**STATED TASK**
Restate, exactly and without pictures, the lines from the start of the listing below through the line holding "import * as".

**Stored records**
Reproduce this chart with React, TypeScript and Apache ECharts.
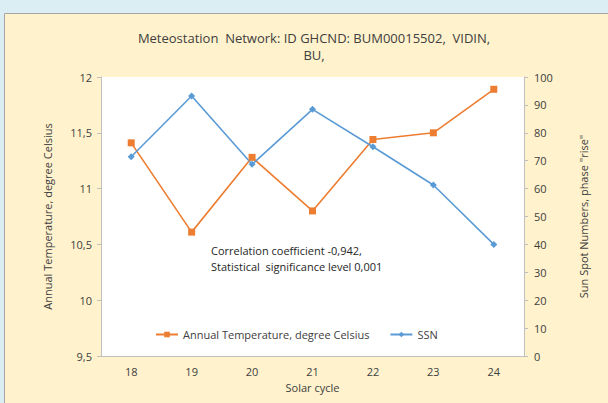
import React, { useEffect, useRef } from "react";
import * as echarts from "echarts";

const categories = ["18", "19", "20", "21", "22", "23", "24"];
const temperature = [11.41, 10.61, 11.28, 10.8, 11.44, 11.5, 11.89];
const ssn = [71.4, 93.2, 68.7, 88.4, 75.0, 61.3, 40.0];
const titleLines = ["Meteostation  Network: ID GHCND: BUM00015502,  VIDIN,", "BU,"];
const noteLines = ["Correlation coefficient -0,942,", "Statistical  significance level 0,001"];

const FONT = "'Open Sans', 'Noto Sans', sans-serif";
const TXT = "#404040";
const AXIS = "#bfbfbf";

export default function App() {
  const ref = useRef<HTMLDivElement>(null);
  useEffect(() => {
    if (!ref.current) return;
    const chart = echarts.init(ref.current, null, { renderer: "svg" });
    chart.setOption({
      animation: false,
      backgroundColor: "#dbeef4",
      textStyle: { fontFamily: FONT },
      title: {
        text: titleLines.join("\n"),
        left: 309,
        textAlign: "center",
        top: 24,
        textStyle: { fontSize: 13, fontWeight: "normal", color: TXT, lineHeight: 17, fontFamily: FONT },
      },
      graphic: [
        {
          type: "rect",
          z: -10,
          shape: { x: 4.5, y: 13.5, width: 620, height: 400 },
          style: { fill: "#fff2cc", stroke: "#a6a6a6", lineWidth: 1 },
        },
        {
          type: "rect",
          z: -9,
          shape: { x: 101, y: 77, width: 423, height: 279 },
          style: { fill: "#ffffff" },
        },
        {
          type: "text",
          left: 211,
          top: 242,
          style: { text: noteLines.join("\n"), fontSize: 11, lineHeight: 16, fill: "#262626", fontFamily: FONT },
        },
      ],
      legend: {
        left: 150,
        top: 324,
        itemGap: 20,
        itemWidth: 22,
        itemHeight: 7,
        textStyle: { fontSize: 11, color: TXT, fontFamily: FONT },
        data: ["Annual Temperature, degree Celsius", "SSN"],
      },
      grid: { left: 101, right: 84, top: 77, bottom: 47 },
      xAxis: {
        type: "category",
        data: categories,
        boundaryGap: true,
        name: "Solar cycle",
        nameLocation: "middle",
        nameGap: 26,
        nameTextStyle: { fontSize: 11, color: TXT },
        axisLine: { lineStyle: { color: AXIS } },
        axisTick: { length: 4, lineStyle: { color: AXIS } },
        axisLabel: { fontSize: 11, color: TXT, margin: 10 },
      },
      yAxis: [
        {
          type: "value",
          min: 9.5,
          max: 12,
          interval: 0.5,
          name: "Annual Temperature, degree Celsius",
          nameLocation: "middle",
          nameGap: 48,
          nameRotate: 90,
          nameTextStyle: { fontSize: 11, color: TXT },
          axisLine: { show: true, lineStyle: { color: AXIS } },
          axisTick: { show: true, length: 4, lineStyle: { color: AXIS } },
          splitLine: { show: false },
          axisLabel: {
            fontSize: 11,
            color: TXT,
            margin: 9,
            formatter: (v: number) => String(v).replace(".", ","),
          },
        },
        {
          type: "value",
          min: 0,
          max: 100,
          interval: 10,
          position: "right",
          name: "Sun Spot Numbers, phase \"rise\"",
          nameLocation: "middle",
          nameGap: 54,
          nameRotate: 90,
          nameTextStyle: { fontSize: 11, color: TXT },
          axisLine: { show: true, lineStyle: { color: AXIS } },
          axisTick: { show: true, length: 4, lineStyle: { color: AXIS } },
          splitLine: { show: false },
          axisLabel: { fontSize: 11, color: TXT, margin: 10 },
        },
      ],
      series: [
        {
          name: "Annual Temperature, degree Celsius",
          type: "line",
          yAxisIndex: 0,
          data: temperature,
          symbol: "rect",
          symbolSize: 7,
          itemStyle: { color: "#ed7d31" },
          lineStyle: { color: "#ed7d31", width: 1.6 },
        },
        {
          name: "SSN",
          type: "line",
          yAxisIndex: 1,
          data: ssn,
          symbol: "diamond",
          symbolSize: 7,
          itemStyle: { color: "#5b9bd5" },
          lineStyle: { color: "#5b9bd5", width: 1.6 },
        },
      ],
    });
    return () => chart.dispose();
  }, []);
  return (
    <div
      ref={ref}
      style={{ position: "absolute", left: 0, top: 0, width: 608, height: 403 }}
    />
  );
}
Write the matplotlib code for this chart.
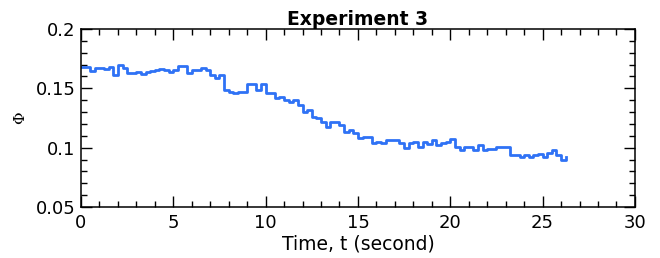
import matplotlib
matplotlib.use("Agg")
import matplotlib.pyplot as plt
from matplotlib.ticker import MultipleLocator, FixedLocator

plt.rcParams['font.family'] = ['DejaVu Sans']

t_start = 0.0
t_step = 0.25
phi = [
    0.168, 0.168, 0.165, 0.167, 0.167, 0.166, 0.168, 0.161,
    0.170, 0.167, 0.163, 0.163, 0.1635, 0.162, 0.164, 0.165,
    0.1655, 0.166, 0.1655, 0.164, 0.1655, 0.169, 0.169, 0.1627,
    0.1655, 0.1655, 0.1674, 0.1655, 0.1612, 0.1584, 0.1612, 0.1486,
    0.1472, 0.1458, 0.1472, 0.1472, 0.1537, 0.1537, 0.1486, 0.1537,
    0.1458, 0.1458, 0.1416, 0.143, 0.1402, 0.1388, 0.1402, 0.136,
    0.1303, 0.1317, 0.1261, 0.1247, 0.1219, 0.1177, 0.1219, 0.1219,
    0.1191, 0.1135, 0.1149, 0.1121, 0.1079, 0.1093, 0.1093, 0.1037,
    0.105, 0.1037, 0.1065, 0.1065, 0.1065, 0.1037, 0.0995, 0.1037,
    0.105, 0.1008, 0.1045, 0.1029, 0.1065, 0.1023, 0.1037, 0.105,
    0.1073, 0.1008, 0.098, 0.1008, 0.1008, 0.098, 0.1023, 0.098,
    0.0986, 0.0986, 0.1008, 0.1008, 0.1008, 0.0938, 0.0938, 0.0924,
    0.0938, 0.0924, 0.0938, 0.0947, 0.0924, 0.0952, 0.098, 0.0938,
    0.0896, 0.0924,
]
t = [t_start + i * t_step for i in range(len(phi))]

x_ticks = [0, 5, 10, 15, 20, 25, 30]
y_ticks = [0.05, 0.1, 0.15, 0.2]
y_tick_labels = ["0.05", "0.1", "0.15", "0.2"]

fig = plt.figure(figsize=(6.6, 2.58), dpi=100)
ax = fig.add_axes([0.1227, 0.1977, 0.8393, 0.6899])

ax.plot(t, phi, drawstyle="steps-post", color="#2f72f5", linewidth=2)

ax.set_xlim(0, 30)
ax.set_ylim(0.05, 0.2)
ax.xaxis.set_major_locator(FixedLocator(x_ticks))
ax.xaxis.set_minor_locator(MultipleLocator(1))
ax.yaxis.set_major_locator(FixedLocator(y_ticks))
ax.yaxis.set_minor_locator(MultipleLocator(0.01))
ax.set_yticklabels(y_tick_labels)

ax.tick_params(which="both", direction="in", top=True, right=True,
               labelsize=13, width=1)
ax.tick_params(which="major", length=8)
ax.tick_params(axis="x", which="major", pad=5)
ax.tick_params(axis="y", which="major", pad=4)
ax.tick_params(which="minor", length=4)
for s in ax.spines.values():
    s.set_linewidth(1.1)

ax.set_title("Experiment 3", fontsize=13.5, fontweight="bold", pad=3)
ax.set_xlabel("Time, t (second)", fontsize=13.5, labelpad=2)
ax.set_ylabel("\u03a6", fontsize=11, family="DejaVu Serif", labelpad=6)

fig.savefig("out.png", dpi=100)
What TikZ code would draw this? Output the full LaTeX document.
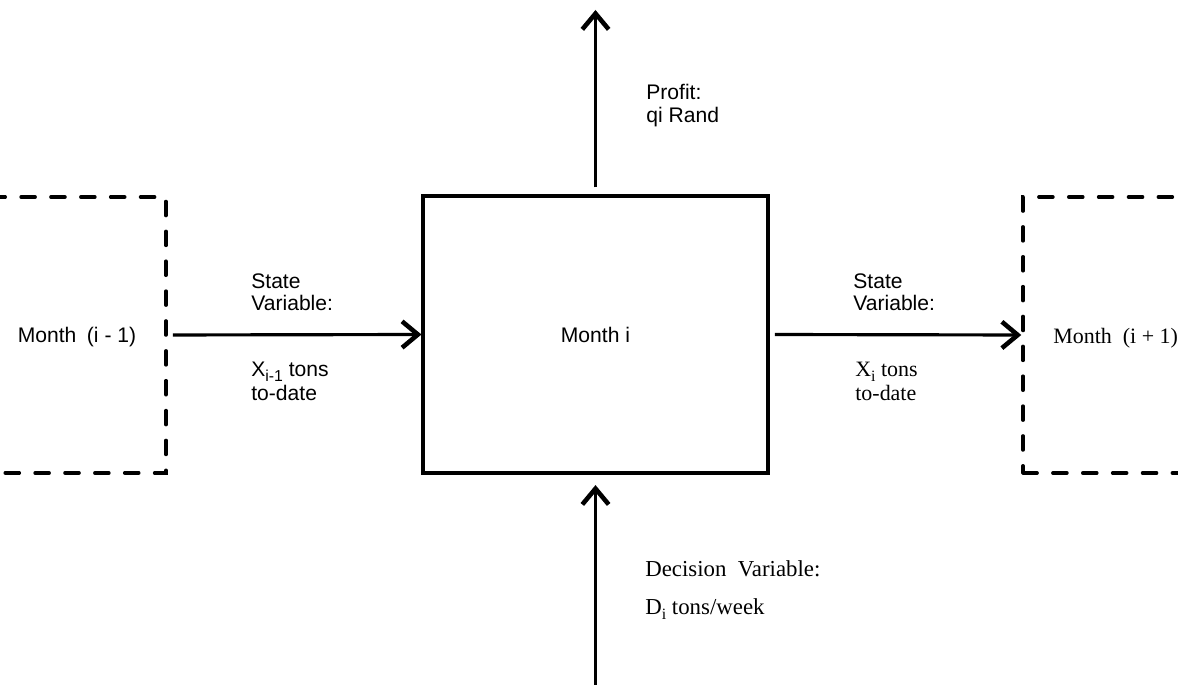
\documentclass[tikz,border=0pt]{standalone}
\usepackage{fontspec}
\setmainfont{Liberation Sans}
\newfontfamily\serfont{Liberation Serif}
\usetikzlibrary{arrows.meta}
\newcommand{\lowsub}[1]{\raisebox{-0.45ex}{\fontsize{9}{9}\selectfont #1}}

\begin{document}
\begin{tikzpicture}[x=0.02cm, y=-0.02cm,
  every node/.style={font=\fontsize{12}{12.5}\selectfont, inner sep=0pt},
  stage/.style={draw, line width=1.8pt, minimum width=6.9cm, minimum height=5.54cm},
  neighbour/.style={draw, line width=2pt, line cap=round, dash pattern=on 8pt off 9pt,
    minimum width=6.8cm, minimum height=5.52cm},
  flow/.style={line width=1.8pt, -{Straight Barb[length=9pt, width=15pt, line width=2.6pt]}},
  serif/.style={font=\fontsize{12.5}{13.5}\selectfont\serfont}
]
\useasboundingbox (0,0) rectangle (1178,685);
\node[stage] (month) at (595.5,334.5) {Month i};
\node[neighbour] (prev) at (-4,335) {};
\node[neighbour] (next) at (1193,335) {};
\node (prevname) at (77,337) {Month\enspace(i - 1)};
\node[serif, anchor=base west] (nextname) at (1053,344) {Month\enspace(i + 1)};
\coordinate (gain) at (595.5,10);
\coordinate (choice) at (595.5,685);

\draw[flow, shorten <=3pt] (prev.east) -- (month.west);
\draw[flow, shorten <=3pt] (month.east) -- (next.west);
\draw[flow, shorten <=4pt] (month.north) -- (gain);
\draw[flow, shorten >=6pt] (choice) -- (month.south);

\node[anchor=south west, align=left] (instate) at (251,311) {State\\Variable:};
\node[anchor=north west, align=left, font=\fontsize{12}{13.5}\selectfont] (inamount) at (251,362) {X\lowsub{i-1}\ tons\\to-date};
\node[anchor=south west, align=left] (outstate) at (853,311) {State\\Variable:};
\node[serif, anchor=north west, align=left] (outamount) at (855,362) {X\lowsub{i} tons\\to-date};
\node[anchor=north west, align=left, font=\fontsize{12}{13}\selectfont] (profit) at (646,84) {Profit:\\qi Rand};
\node[serif, font=\fontsize{13}{13}\selectfont\serfont, anchor=base west] (decision) at (645,577) {Decision\ \ Variable:};
\node[serif, font=\fontsize{13}{13}\selectfont\serfont, anchor=base west] (amount) at (645,615) {D\lowsub{i} tons/week};
\end{tikzpicture}
\end{document}
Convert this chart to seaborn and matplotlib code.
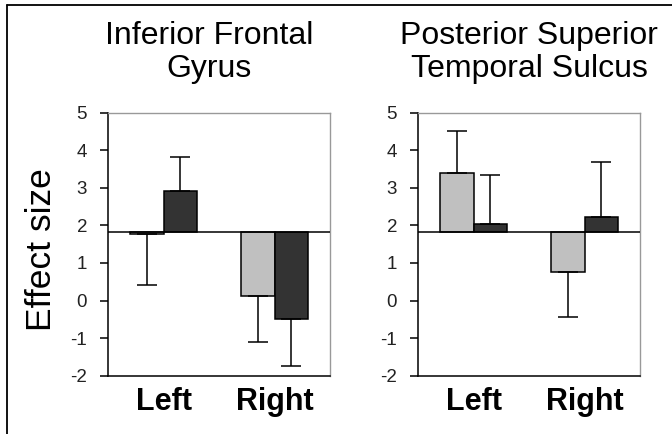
import matplotlib
matplotlib.use("Agg")
import matplotlib.pyplot as plt
import seaborn as sns
import pandas as pd
import numpy as np
from matplotlib.lines import Line2D

# ---- data ----
hemispheres = ["Left", "Right"]
groups = ["Group 1", "Group 2"]
baseline = 1.83

ifg_values = {"Group 1": [1.76, 0.11], "Group 2": [2.92, -0.48]}
ifg_err_tips = {"Group 1": [0.42, -1.11], "Group 2": [3.83, -1.74]}
psts_values = {"Group 1": [3.40, 0.76], "Group 2": [2.03, 2.23]}
psts_err_tips = {"Group 1": [4.52, -0.43], "Group 2": [3.34, 3.70]}

panel_titles = ["Inferior Frontal\nGyrus", "Posterior Superior\nTemporal Sulcus"]
y_ticks = [-2, -1, 0, 1, 2, 3, 4, 5]
ylabel = "Effect size"

colors = ["#c0c0c0", "#333333"]

sns.set_theme(style="white")
plt.rcParams["font.family"] = ["Liberation Sans", "DejaVu Sans"]

fig = plt.figure(figsize=(6.72, 4.34), dpi=100)
W, H = 672, 434

def make_axes(x0, x1, y0, y1):
    return fig.add_axes([x0 / W, 1 - y1 / H, (x1 - x0) / W, (y1 - y0) / H])

ax1 = make_axes(108, 330, 112.7, 375.7)
ax2 = make_axes(418, 640, 112.7, 375.7)

def draw_panel(ax, values, tips, title, title_x):
    rows = []
    for g in groups:
        for h, v in zip(hemispheres, values[g]):
            rows.append({"hemi": h, "group": g, "rel": v - baseline})
    df = pd.DataFrame(rows)
    sns.barplot(data=df, x="hemi", y="rel", hue="group", order=hemispheres,
                hue_order=groups, palette=colors, width=0.6, errorbar=None,
                edgecolor="black", linewidth=1.1, legend=False, ax=ax,
                saturation=1)
    # shift bars so they start at the baseline
    patches = list(ax.patches)
    k = 0
    for g in groups:
        for i, h in enumerate(hemispheres):
            p = patches[k]
            k += 1
            p.set_y(p.get_y() + baseline)
            v = values[g][i]
            tip = tips[g][i]
            xc = p.get_x() + p.get_width() / 2
            if tip >= v:
                yerr = [[0], [tip - v]]
            else:
                yerr = [[v - tip], [0]]
            ax.errorbar([xc], [v], yerr=yerr, fmt="none", ecolor="black",
                        elinewidth=1.1, capsize=7, capthick=1.1, zorder=1)
    ax.axhline(baseline, color="black", linewidth=1.1, zorder=5)
    ax.set_ylim(-2, 5)
    ax.set_xlim(-0.5, 1.5)
    ax.set_yticks(y_ticks)
    ax.set_yticklabels([str(t) for t in y_ticks], fontsize=13.5, color="#222222")
    ax.set_xticks(range(len(hemispheres)))
    ax.set_xticklabels(hemispheres, fontsize=22, fontweight="bold", color="black")
    ax.tick_params(axis="y", direction="out", length=6, width=1.1, color="black", pad=9, left=True)
    ax.tick_params(axis="x", length=0, pad=8)
    ax.set_xlabel("")
    ax.set_ylabel("")
    for s in ["left", "bottom"]:
        ax.spines[s].set_color("black")
        ax.spines[s].set_linewidth(1.1)
    for s in ["top", "right"]:
        ax.spines[s].set_color("#999999")
        ax.spines[s].set_linewidth(1.0)
    ax.set_facecolor("white")
    ax.text(title_x, 1.109, title, transform=ax.transAxes, ha="center", va="bottom",
            fontsize=23, color="black", linespacing=1.12)

draw_panel(ax1, ifg_values, ifg_err_tips, panel_titles[0], 0.455)
draw_panel(ax2, psts_values, psts_err_tips, panel_titles[1], 0.5)

ax1.set_ylabel(ylabel, fontsize=25.5, color="black")
ax1.yaxis.set_label_coords(-0.225, 0.48)

# image frame lines (left and top)
fig.add_artist(Line2D([7 / W, 7 / W], [0, 1 - 5 / H], color="black", linewidth=1.3,
                      transform=fig.transFigure))
fig.add_artist(Line2D([7 / W, 1], [1 - 5 / H, 1 - 5 / H], color="black", linewidth=1.3,
                      transform=fig.transFigure))

fig.savefig("out.png", dpi=100, facecolor="white")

**PROBLEM SOLUTION**
Reproduce this chart with React, TypeScript and Apache ECharts.
import React, { useEffect, useRef } from "react";
import * as echarts from "echarts";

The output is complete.